**Directions**
Render the material again word for word, skipping the pictures in it.

**Given information**
"""

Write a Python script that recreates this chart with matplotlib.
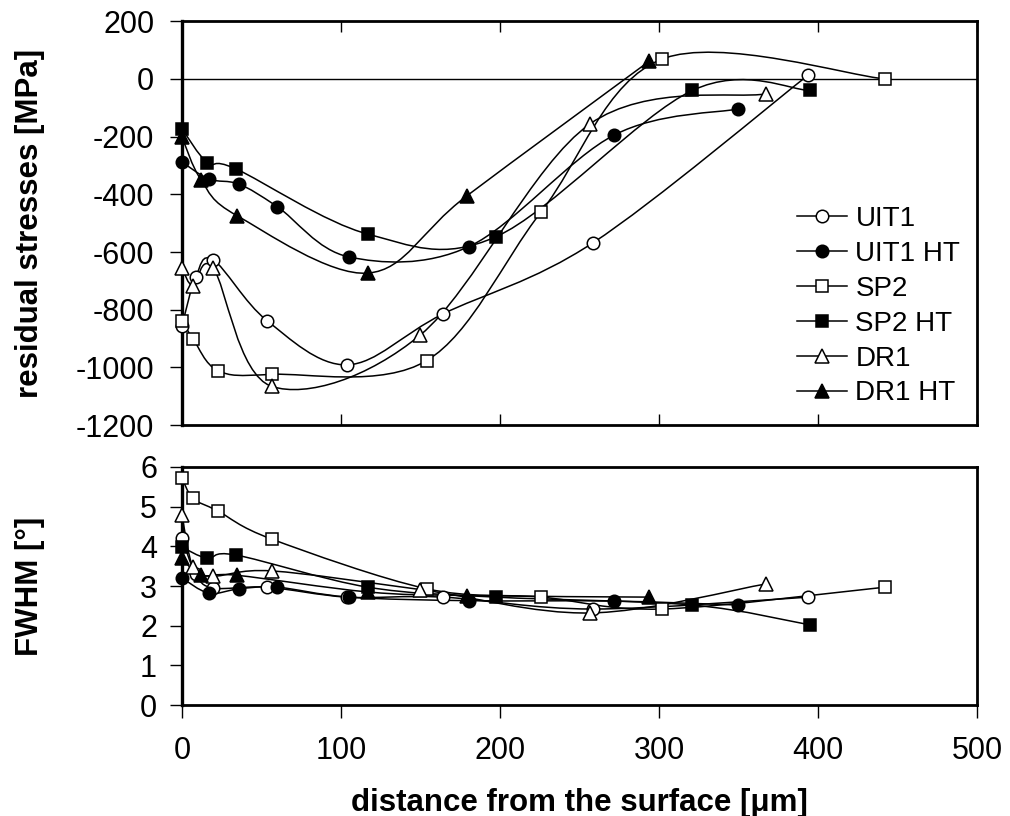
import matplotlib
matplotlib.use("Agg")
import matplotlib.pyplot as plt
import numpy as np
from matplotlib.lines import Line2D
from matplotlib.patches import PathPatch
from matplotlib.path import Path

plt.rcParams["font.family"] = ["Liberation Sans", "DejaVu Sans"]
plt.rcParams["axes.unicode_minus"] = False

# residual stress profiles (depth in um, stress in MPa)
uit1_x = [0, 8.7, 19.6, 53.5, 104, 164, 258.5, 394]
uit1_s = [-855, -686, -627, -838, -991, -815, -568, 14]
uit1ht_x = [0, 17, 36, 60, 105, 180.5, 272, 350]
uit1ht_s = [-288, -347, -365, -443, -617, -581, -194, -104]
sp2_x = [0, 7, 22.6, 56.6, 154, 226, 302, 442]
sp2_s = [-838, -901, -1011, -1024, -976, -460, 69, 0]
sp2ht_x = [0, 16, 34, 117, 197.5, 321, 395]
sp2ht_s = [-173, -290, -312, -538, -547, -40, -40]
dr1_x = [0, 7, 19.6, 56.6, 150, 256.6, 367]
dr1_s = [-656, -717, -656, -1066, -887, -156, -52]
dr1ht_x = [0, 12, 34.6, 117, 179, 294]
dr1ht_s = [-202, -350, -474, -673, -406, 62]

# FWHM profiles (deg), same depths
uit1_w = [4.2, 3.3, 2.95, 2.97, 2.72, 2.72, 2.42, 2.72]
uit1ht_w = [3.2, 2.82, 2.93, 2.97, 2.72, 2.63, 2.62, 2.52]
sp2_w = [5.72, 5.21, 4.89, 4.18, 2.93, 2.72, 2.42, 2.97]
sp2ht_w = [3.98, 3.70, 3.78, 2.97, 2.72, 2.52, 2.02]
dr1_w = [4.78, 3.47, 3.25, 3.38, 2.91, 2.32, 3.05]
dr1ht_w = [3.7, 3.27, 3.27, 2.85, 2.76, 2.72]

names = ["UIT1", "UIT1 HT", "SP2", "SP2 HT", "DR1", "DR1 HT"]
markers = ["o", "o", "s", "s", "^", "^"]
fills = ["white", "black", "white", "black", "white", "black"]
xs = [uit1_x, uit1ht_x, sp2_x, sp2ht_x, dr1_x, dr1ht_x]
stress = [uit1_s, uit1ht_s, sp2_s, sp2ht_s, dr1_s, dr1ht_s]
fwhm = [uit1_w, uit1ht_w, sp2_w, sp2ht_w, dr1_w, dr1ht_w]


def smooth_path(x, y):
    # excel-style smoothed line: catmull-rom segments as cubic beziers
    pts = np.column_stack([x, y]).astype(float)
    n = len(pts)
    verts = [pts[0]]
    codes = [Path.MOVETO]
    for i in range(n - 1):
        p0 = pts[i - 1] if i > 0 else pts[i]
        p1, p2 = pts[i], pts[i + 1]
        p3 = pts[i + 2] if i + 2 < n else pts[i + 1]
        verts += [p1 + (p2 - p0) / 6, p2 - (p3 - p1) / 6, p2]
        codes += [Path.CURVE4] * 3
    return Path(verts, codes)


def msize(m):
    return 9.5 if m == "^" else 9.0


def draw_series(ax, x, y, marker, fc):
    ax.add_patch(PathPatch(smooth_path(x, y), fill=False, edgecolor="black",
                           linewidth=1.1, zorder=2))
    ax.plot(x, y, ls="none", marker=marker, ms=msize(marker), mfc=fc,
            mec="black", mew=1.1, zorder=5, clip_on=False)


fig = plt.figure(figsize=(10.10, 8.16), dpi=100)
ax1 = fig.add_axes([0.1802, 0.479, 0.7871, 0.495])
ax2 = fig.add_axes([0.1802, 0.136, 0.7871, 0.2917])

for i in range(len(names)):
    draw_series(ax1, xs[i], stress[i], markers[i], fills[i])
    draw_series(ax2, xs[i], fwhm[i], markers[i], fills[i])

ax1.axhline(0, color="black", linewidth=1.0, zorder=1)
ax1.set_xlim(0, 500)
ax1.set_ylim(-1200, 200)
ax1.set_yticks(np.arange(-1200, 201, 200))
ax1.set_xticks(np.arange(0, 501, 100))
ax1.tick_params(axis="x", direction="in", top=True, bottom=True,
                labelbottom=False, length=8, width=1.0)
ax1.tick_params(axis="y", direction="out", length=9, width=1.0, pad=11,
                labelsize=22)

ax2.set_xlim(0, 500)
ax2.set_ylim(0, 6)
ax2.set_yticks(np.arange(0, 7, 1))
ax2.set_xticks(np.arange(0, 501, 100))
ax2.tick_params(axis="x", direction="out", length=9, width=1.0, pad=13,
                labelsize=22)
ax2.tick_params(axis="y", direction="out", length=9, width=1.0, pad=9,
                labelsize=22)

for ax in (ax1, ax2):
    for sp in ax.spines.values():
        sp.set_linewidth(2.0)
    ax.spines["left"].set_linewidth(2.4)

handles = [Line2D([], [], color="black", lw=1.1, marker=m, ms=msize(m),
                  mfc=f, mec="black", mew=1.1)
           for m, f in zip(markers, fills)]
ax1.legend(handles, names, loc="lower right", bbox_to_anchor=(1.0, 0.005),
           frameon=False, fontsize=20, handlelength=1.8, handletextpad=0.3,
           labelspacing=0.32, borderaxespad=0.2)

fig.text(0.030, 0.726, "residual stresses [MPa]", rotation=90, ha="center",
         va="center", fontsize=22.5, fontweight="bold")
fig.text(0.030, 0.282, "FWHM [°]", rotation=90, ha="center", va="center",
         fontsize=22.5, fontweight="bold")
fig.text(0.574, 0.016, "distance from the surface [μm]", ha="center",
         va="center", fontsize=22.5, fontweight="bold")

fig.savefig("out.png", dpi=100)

"""

**Exercise response**
Write a Python script that recreates this chart with matplotlib.
import matplotlib
matplotlib.use("Agg")
import matplotlib.pyplot as plt
import numpy as np
from matplotlib.lines import Line2D
from matplotlib.patches import PathPatch
from matplotlib.path import Path

plt.rcParams["font.family"] = ["Liberation Sans", "DejaVu Sans"]
plt.rcParams["axes.unicode_minus"] = False

# residual stress profiles (depth in um, stress in MPa)
uit1_x = [0, 8.7, 19.6, 53.5, 104, 164, 258.5, 394]
uit1_s = [-855, -686, -627, -838, -991, -815, -568, 14]
uit1ht_x = [0, 17, 36, 60, 105, 180.5, 272, 350]
uit1ht_s = [-288, -347, -365, -443, -617, -581, -194, -104]
sp2_x = [0, 7, 22.6, 56.6, 154, 226, 302, 442]
sp2_s = [-838, -901, -1011, -1024, -976, -460, 69, 0]
sp2ht_x = [0, 16, 34, 117, 197.5, 321, 395]
sp2ht_s = [-173, -290, -312, -538, -547, -40, -40]
dr1_x = [0, 7, 19.6, 56.6, 150, 256.6, 367]
dr1_s = [-656, -717, -656, -1066, -887, -156, -52]
dr1ht_x = [0, 12, 34.6, 117, 179, 294]
dr1ht_s = [-202, -350, -474, -673, -406, 62]

# FWHM profiles (deg), same depths
uit1_w = [4.2, 3.3, 2.95, 2.97, 2.72, 2.72, 2.42, 2.72]
uit1ht_w = [3.2, 2.82, 2.93, 2.97, 2.72, 2.63, 2.62, 2.52]
sp2_w = [5.72, 5.21, 4.89, 4.18, 2.93, 2.72, 2.42, 2.97]
sp2ht_w = [3.98, 3.70, 3.78, 2.97, 2.72, 2.52, 2.02]
dr1_w = [4.78, 3.47, 3.25, 3.38, 2.91, 2.32, 3.05]
dr1ht_w = [3.7, 3.27, 3.27, 2.85, 2.76, 2.72]

names = ["UIT1", "UIT1 HT", "SP2", "SP2 HT", "DR1", "DR1 HT"]
markers = ["o", "o", "s", "s", "^", "^"]
fills = ["white", "black", "white", "black", "white", "black"]
xs = [uit1_x, uit1ht_x, sp2_x, sp2ht_x, dr1_x, dr1ht_x]
stress = [uit1_s, uit1ht_s, sp2_s, sp2ht_s, dr1_s, dr1ht_s]
fwhm = [uit1_w, uit1ht_w, sp2_w, sp2ht_w, dr1_w, dr1ht_w]


def smooth_path(x, y):
    # excel-style smoothed line: catmull-rom segments as cubic beziers
    pts = np.column_stack([x, y]).astype(float)
    n = len(pts)
    verts = [pts[0]]
    codes = [Path.MOVETO]
    for i in range(n - 1):
        p0 = pts[i - 1] if i > 0 else pts[i]
        p1, p2 = pts[i], pts[i + 1]
        p3 = pts[i + 2] if i + 2 < n else pts[i + 1]
        verts += [p1 + (p2 - p0) / 6, p2 - (p3 - p1) / 6, p2]
        codes += [Path.CURVE4] * 3
    return Path(verts, codes)


def msize(m):
    return 9.5 if m == "^" else 9.0


def draw_series(ax, x, y, marker, fc):
    ax.add_patch(PathPatch(smooth_path(x, y), fill=False, edgecolor="black",
                           linewidth=1.1, zorder=2))
    ax.plot(x, y, ls="none", marker=marker, ms=msize(marker), mfc=fc,
            mec="black", mew=1.1, zorder=5, clip_on=False)


fig = plt.figure(figsize=(10.10, 8.16), dpi=100)
ax1 = fig.add_axes([0.1802, 0.479, 0.7871, 0.495])
ax2 = fig.add_axes([0.1802, 0.136, 0.7871, 0.2917])

for i in range(len(names)):
    draw_series(ax1, xs[i], stress[i], markers[i], fills[i])
    draw_series(ax2, xs[i], fwhm[i], markers[i], fills[i])

ax1.axhline(0, color="black", linewidth=1.0, zorder=1)
ax1.set_xlim(0, 500)
ax1.set_ylim(-1200, 200)
ax1.set_yticks(np.arange(-1200, 201, 200))
ax1.set_xticks(np.arange(0, 501, 100))
ax1.tick_params(axis="x", direction="in", top=True, bottom=True,
                labelbottom=False, length=8, width=1.0)
ax1.tick_params(axis="y", direction="out", length=9, width=1.0, pad=11,
                labelsize=22)

ax2.set_xlim(0, 500)
ax2.set_ylim(0, 6)
ax2.set_yticks(np.arange(0, 7, 1))
ax2.set_xticks(np.arange(0, 501, 100))
ax2.tick_params(axis="x", direction="out", length=9, width=1.0, pad=13,
                labelsize=22)
ax2.tick_params(axis="y", direction="out", length=9, width=1.0, pad=9,
                labelsize=22)

for ax in (ax1, ax2):
    for sp in ax.spines.values():
        sp.set_linewidth(2.0)
    ax.spines["left"].set_linewidth(2.4)

handles = [Line2D([], [], color="black", lw=1.1, marker=m, ms=msize(m),
                  mfc=f, mec="black", mew=1.1)
           for m, f in zip(markers, fills)]
ax1.legend(handles, names, loc="lower right", bbox_to_anchor=(1.0, 0.005),
           frameon=False, fontsize=20, handlelength=1.8, handletextpad=0.3,
           labelspacing=0.32, borderaxespad=0.2)

fig.text(0.030, 0.726, "residual stresses [MPa]", rotation=90, ha="center",
         va="center", fontsize=22.5, fontweight="bold")
fig.text(0.030, 0.282, "FWHM [°]", rotation=90, ha="center", va="center",
         fontsize=22.5, fontweight="bold")
fig.text(0.574, 0.016, "distance from the surface [μm]", ha="center",
         va="center", fontsize=22.5, fontweight="bold")

fig.savefig("out.png", dpi=100)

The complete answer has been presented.